Des employés de la DDE remplacent un panneau de signalisation à l’occasion de l’abaissement de la vitesse à 80 km/h sur les routes secondaires, à Grenade-sur-Garonne (Haute-Garonne), le 28 juin 2018. / PASCAL PAVANI / AFP

Editorial du « Monde ». Nous l’avons écrit ici même il y a un an et n’avons pas changé d’avis : l’abaissement de 90 km/h à 80 km/h de la vitesse maximale autorisée sur les routes secondaires de France et de Navarre est une mesure de bon sens et de salubrité publique.

Elle prolonge et complète toute une panoplie de décisions – ceinture obligatoire pour les automobilistes et casque pour les motards, contrôle d’alcoolémie, permis à points, radars automatiques – qui ont permis en quarante ans de réduire de 16 000 à quelque 3 500 le nombre des tués chaque année sur les routes. Et il est incontestable que la vitesse est l’une des causes principales de cet absurde fléau : au-delà des drames humains qu’il provoque (aux morts s’ajoutent dix fois plus de blessés), le coût financier de l’insécurité routière s’élève à environ 50 milliards d’euros par an.

C’est donc avec la conviction de faire œuvre utile que le premier ministre avait annoncé cette limitation de vitesse en ­janvier 2018 et l’avait mise en application à partir du 1er juillet. Comme toutes les ­mesures antérieures, celle-ci a immédiatement provoqué une levée de boucliers des automobilistes et des motards en colère. Furieux de voir ainsi rallongée la durée de leur trajet de minutes quotidiennes et d’heures mensuelles, ils ont en outre soupçonné le gouvernement de vouloir arrondir le magot (1 milliard d’euros par an) des amendes pour excès de vitesse – et ont vandalisé, pour s’en prémunir, plus de la moitié des radars routiers.

Peut-être une « connerie »

En dépit de mises en garde multiples, Edouard Philippe est resté inflexible. Au ­ministre de l’intérieur de l’époque, Gérard Collomb, qui exprimait ouvertement ses ­réticences, il répliquait, au printemps : « Il faut parfois choisir entre de mauvaises ­décisions qui rendent populaire et de bonnes décisions qui rendent impopulaire. » La ­limitation de vitesse serait, quoi qu’il lui en coûte, le symbole de sa détermination. Dans l’intérêt général.

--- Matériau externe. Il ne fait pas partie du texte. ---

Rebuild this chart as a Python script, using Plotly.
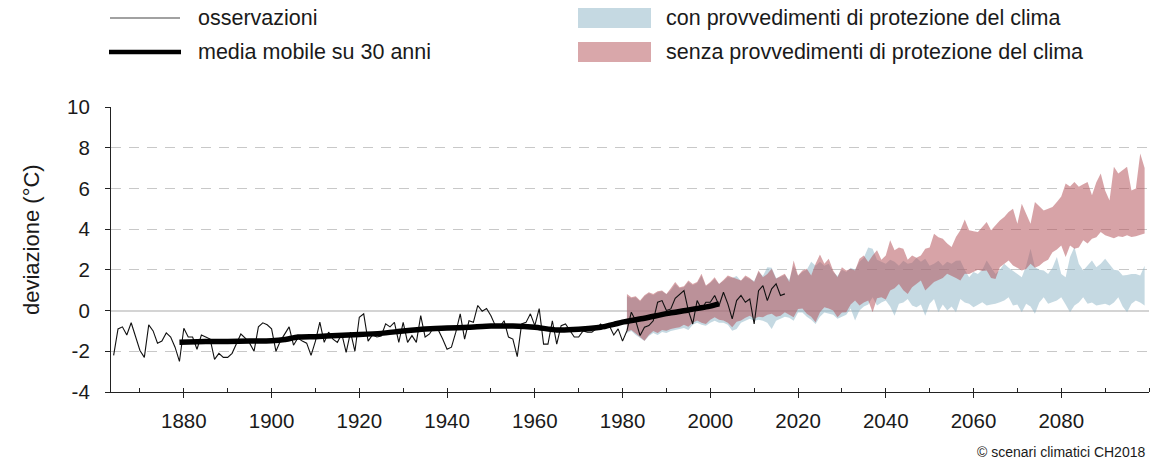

Aujourd’hui, le ton a singulièrement changé. Celui du président de la République en tout cas. Il y a quelques semaines, en petit comité, Emmanuel Macron admettait que cette limitation de vitesse était peut-être une « connerie ». Mardi 15 janvier, lors de son débat avec les maires de l’Eure, à Grand-Bourgtheroulde, il n’a pas exclu des aménagements afin que la mesure soit « mieux acceptée », tout en restant « efficace ». « Il faut, ensemble, que l’on trouve une manière plus intelligente de la mettre en œuvre », a-t-il affirmé. En clair, adapter la mesure au terrain et à la diversité des configurations routières.

Il est vrai qu’entre-temps, c’est tout le climat national qui a tourné à l’orage. La fronde des automobilistes, encore attisée à l’automne par l’augmentation des taxes sur l’essence, a servi de creuset à la révolte des « gilets jaunes » qui, depuis plus de deux mois, menace de paralyser l’action du gouvernement. Cette affaire des 80 km/h apparaît comme le miroir grossissant de la violente embardée du quinquennat.

Il y a un an, le gouvernement menait avec succès ses réformes pied au plancher, sans s’embarrasser de laborieuses concertations ni se soucier des critiques contre son attitude jugée trop autoritaire, technocratique et parisienne. Depuis qu’il a frôlé l’accident grave, voire mortel, le voilà soudain converti à une conduite beaucoup plus prudente. Ou, selon l’expression présidentielle, plus « intelligente ». Comme quoi les limitations de vitesse sont salutaires pour tout le monde, gouvernement compris.